The Organization of the Petroleum Exporting Countries (OPEC) oil cartel has no plan to participate in an oil producers’ summit proposed by Venezuela to support prices, Kuwait’s oil minister said Monday.
The next meeting on OPEC’s calendar is a twice-yearly ministerial gathering in December, Ali al Omair told reporters when asked about the Venezuelan proposal. “There will be no conferences before December 4,” said Omair.
“The problem is that there is no commitment from non-OPEC producers for what they will undertake to help stabilise the market.”
Venezuelan President Nicolas Maduro earlier this month proposed a summit meeting between major world oil producers from OPEC and non-OPEC members to discuss slashing production to boost prices that have slumped by more than half.
Omair said that in previous such meetings OPEC was always asked to make the production cuts “while others continued to produce, causing us to lose market share.”

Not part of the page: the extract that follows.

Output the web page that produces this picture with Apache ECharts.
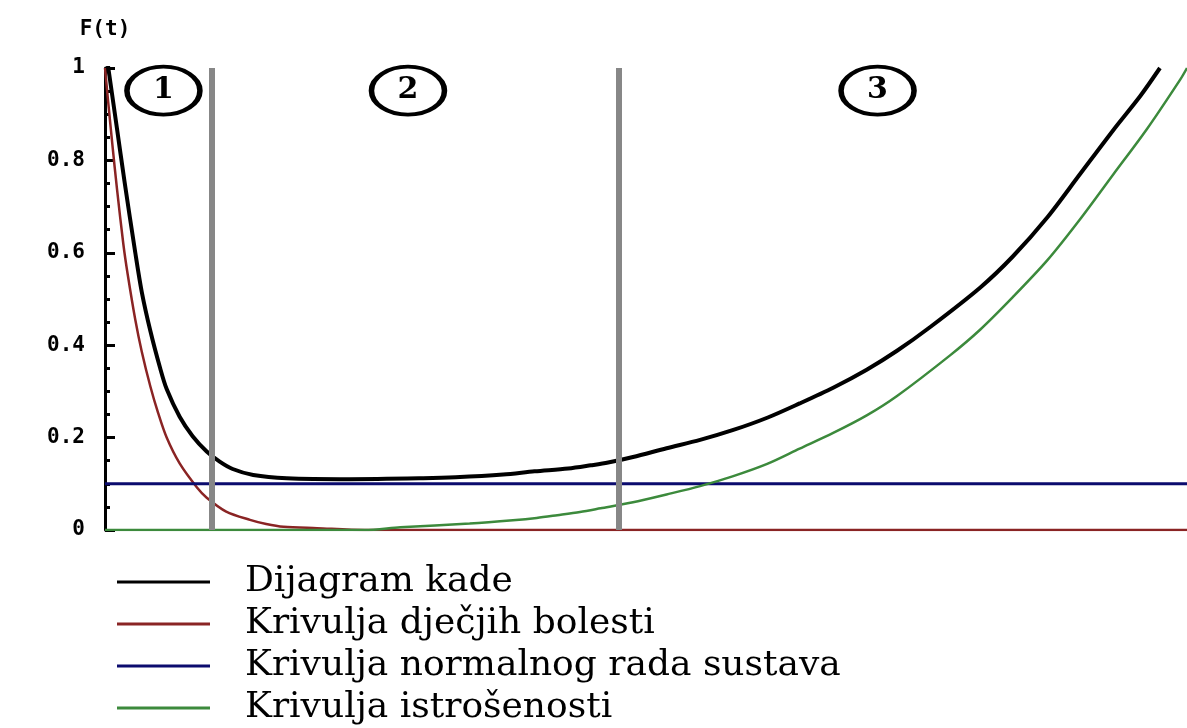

Venezuela, an OPEC member that relies heavily on oil revenues, has been trying hard to persuade oil producers to cut production to boost oil prices which plunged about 60 percent since June last year.

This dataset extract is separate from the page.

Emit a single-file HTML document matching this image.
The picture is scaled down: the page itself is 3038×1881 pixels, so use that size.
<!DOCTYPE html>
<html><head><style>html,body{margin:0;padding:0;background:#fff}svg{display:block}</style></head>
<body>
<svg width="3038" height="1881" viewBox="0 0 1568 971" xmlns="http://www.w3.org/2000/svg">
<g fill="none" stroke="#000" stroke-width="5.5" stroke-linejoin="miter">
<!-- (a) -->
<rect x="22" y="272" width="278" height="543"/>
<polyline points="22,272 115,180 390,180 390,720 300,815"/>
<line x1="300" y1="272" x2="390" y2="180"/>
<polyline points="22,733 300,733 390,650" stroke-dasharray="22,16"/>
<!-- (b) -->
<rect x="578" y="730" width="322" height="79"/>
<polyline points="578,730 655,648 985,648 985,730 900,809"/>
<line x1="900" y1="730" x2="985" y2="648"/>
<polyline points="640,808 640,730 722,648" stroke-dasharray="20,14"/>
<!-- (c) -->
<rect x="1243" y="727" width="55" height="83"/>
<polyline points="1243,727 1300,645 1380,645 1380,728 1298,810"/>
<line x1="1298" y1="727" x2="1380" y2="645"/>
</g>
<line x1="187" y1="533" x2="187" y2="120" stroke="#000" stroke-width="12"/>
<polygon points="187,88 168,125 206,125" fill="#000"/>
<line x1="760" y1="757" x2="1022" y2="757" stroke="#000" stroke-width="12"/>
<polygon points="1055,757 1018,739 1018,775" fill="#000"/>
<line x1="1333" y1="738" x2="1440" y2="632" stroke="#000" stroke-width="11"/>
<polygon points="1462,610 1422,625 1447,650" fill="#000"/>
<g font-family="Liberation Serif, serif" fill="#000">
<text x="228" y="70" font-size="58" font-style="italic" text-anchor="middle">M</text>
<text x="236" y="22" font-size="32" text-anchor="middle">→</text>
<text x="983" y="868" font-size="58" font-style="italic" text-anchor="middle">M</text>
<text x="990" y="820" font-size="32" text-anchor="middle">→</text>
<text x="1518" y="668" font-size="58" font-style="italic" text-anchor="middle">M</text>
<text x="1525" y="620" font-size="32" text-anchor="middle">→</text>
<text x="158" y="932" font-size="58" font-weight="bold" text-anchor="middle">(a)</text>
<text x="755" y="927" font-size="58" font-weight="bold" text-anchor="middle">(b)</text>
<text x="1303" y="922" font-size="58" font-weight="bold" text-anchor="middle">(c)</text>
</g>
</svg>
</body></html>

Oil prices fell in Asia Monday as investors looked for further clues about the health of the Chinese and US economies, the world’s top crude consumers.
US benchmark West Texas Intermediate for November delivery eased 48 cents to $45.22 and Brent crude for November dipped 50 cents to $48.10 in afternoon trade.

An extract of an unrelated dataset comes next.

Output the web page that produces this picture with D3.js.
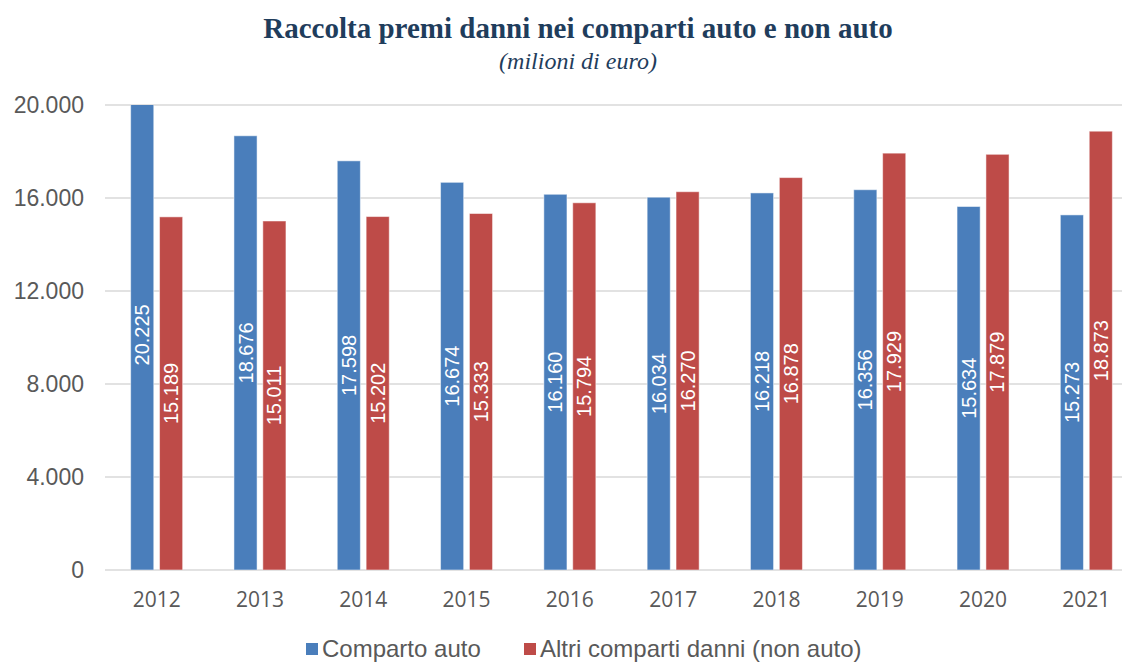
<!DOCTYPE html>
<html>
<head>
<meta charset="utf-8">
<script src="https://cdn.jsdelivr.net/npm/d3@7"></script>
<style>
  body { margin: 0; background: #fff; }
  svg { display: block; }
</style>
</head>
<body>
<script>
// Data
const years = ["2012", "2013", "2014", "2015", "2016", "2017", "2018", "2019", "2020", "2021"];
const auto = [20225, 18676, 17598, 16674, 16160, 16034, 16218, 16356, 15634, 15273];
const nonAuto = [15189, 15011, 15202, 15333, 15794, 16270, 16878, 17929, 17879, 18873];
const seriesNames = ["Comparto auto", "Altri comparti danni (non auto)"];
const seriesColors = ["#4a7ebb", "#be4b48"];
const yTicks = [0, 4000, 8000, 12000, 16000, 20000];

const width = 1122, height = 663;
const margin = { top: 105, right: -16, bottom: 93, left: 105 };

const svg = d3.select("body").append("svg")
    .attr("width", width)
    .attr("height", height);

const fmt = d3.formatLocale({ decimal: ",", thousands: ".", grouping: [3], currency: ["€", ""] }).format(",d");

// Scales
const x = d3.scaleBand()
    .domain(years)
    .range([margin.left, width - margin.right])
    .paddingInner(0)
    .paddingOuter(0);

const y = d3.scaleLinear()
    .domain([0, 20000])
    .range([height - margin.bottom, margin.top]);

const x1 = d3.scaleBand()
    .domain([0, 1])
    .range([x.bandwidth() / 2 - 26, x.bandwidth() / 2 + 26])
    .paddingInner(0.2);

// Title
svg.append("text")
    .attr("x", 578)
    .attr("y", 38)
    .attr("text-anchor", "middle")
    .attr("font-family", "'Liberation Serif', 'DejaVu Serif', serif")
    .attr("font-weight", "bold")
    .attr("font-size", 29)
    .attr("fill", "#1f3d5c")
    .text("Raccolta premi danni nei comparti auto e non auto");

svg.append("text")
    .attr("x", 578)
    .attr("y", 69)
    .attr("text-anchor", "middle")
    .attr("font-family", "'Liberation Serif', 'DejaVu Serif', serif")
    .attr("font-style", "italic")
    .attr("font-size", 24)
    .attr("fill", "#1f3d5c")
    .text("(milioni di euro)");

// Gridlines
svg.append("g")
    .selectAll("line")
    .data(yTicks)
    .enter().append("line")
    .attr("x1", margin.left)
    .attr("x2", width)
    .attr("y1", d => y(d))
    .attr("y2", d => y(d))
    .attr("stroke", "#d9d9d9")
    .attr("stroke-width", 1.5);

// Y axis labels
const yAxis = svg.append("g")
    .attr("transform", "translate(" + 84 + ",0)")
    .call(d3.axisLeft(y).tickValues(yTicks).tickSize(0).tickPadding(0).tickFormat(fmt));
yAxis.select(".domain").remove();
yAxis.selectAll("text")
    .attr("font-family", "'Liberation Sans', Arial, sans-serif")
    .attr("font-size", 23)
    .attr("fill", "#595959");

// X axis labels
const xAxis = svg.append("g")
    .attr("transform", "translate(0," + (height - margin.bottom) + ")")
    .call(d3.axisBottom(x).tickSize(0).tickPadding(22));
xAxis.select(".domain").remove();
xAxis.selectAll("text")
    .attr("font-family", "'Open Sans', 'Liberation Sans', sans-serif")
    .attr("font-size", 21)
    .attr("fill", "#595959");

// Bars
const clipId = "plotClip";
svg.append("clipPath").attr("id", clipId)
    .append("rect")
    .attr("x", 0).attr("y", y(20000))
    .attr("width", width).attr("height", y(0) - y(20000));

const rows = years.map((yr, i) => ({ year: yr, values: [auto[i], nonAuto[i]] }));

const group = svg.append("g")
    .attr("clip-path", "url(#" + clipId + ")")
    .selectAll(".year")
    .data(rows)
    .enter().append("g")
    .attr("class", "year")
    .attr("transform", d => "translate(" + x(d.year) + ",0)");

group.selectAll("rect")
    .data(d => d.values.map((v, k) => ({ v: v, k: k })))
    .enter().append("rect")
    .attr("x", d => x1(d.k))
    .attr("y", d => y(d.v))
    .attr("width", x1.bandwidth())
    .attr("height", d => y(0) - y(d.v))
    .attr("fill", d => seriesColors[d.k])
    .attr("stroke", "#ffffff")
    .attr("stroke-opacity", 0.5)
    .attr("stroke-width", 1);

// Value labels, rotated and centred in each bar
group.selectAll(".lbl")
    .data(d => d.values.map((v, k) => ({ v: v, k: k })))
    .enter().append("text")
    .attr("class", "lbl")
    .attr("transform", d => {
        const cx = x1(d.k) + x1.bandwidth() / 2;
        const cy = (y(d.v) + y(0)) / 2;
        return "translate(" + cx + "," + cy + ") rotate(-90)";
    })
    .attr("text-anchor", "middle")
    .attr("dy", "0.35em")
    .attr("font-family", "'Liberation Sans', Arial, sans-serif")
    .attr("font-size", 20)
    .attr("fill", "#ffffff")
    .text(d => fmt(d.v));

// Legend
const legend = svg.append("g")
    .attr("transform", "translate(306,638)");
const legendX = [0, 218];
const item = legend.selectAll(".item")
    .data(seriesNames)
    .enter().append("g")
    .attr("class", "item")
    .attr("transform", (d, i) => "translate(" + legendX[i] + ",0)");
item.append("rect")
    .attr("y", 5)
    .attr("width", 12)
    .attr("height", 12)
    .attr("fill", (d, i) => seriesColors[i]);
item.append("text")
    .attr("x", 16)
    .attr("y", 19)
    .attr("font-family", "'Liberation Sans', Arial, sans-serif")
    .attr("font-size", 24)
    .attr("fill", "#595959")
    .text(d => d);
</script>
</body>
</html>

Omair said that oil prices remain volatile in the international markets because of uncertainty over supply and demand.
He said that about 2.0 million barrels per day (bpd) of surplus production are available in the markets.
The slump in oil prices will not impact mega oil and non-oil projects in Kuwait, the minister said.
Like other Gulf neighbours which rely for more than 90 percent of their revenue on oil, Kuwait is projected to post its first budget deficit this year after 16 successive years of windfall.
Omair said Kuwait pumps around 2.8 million bpd and its output capacity is “slightly above this figure”.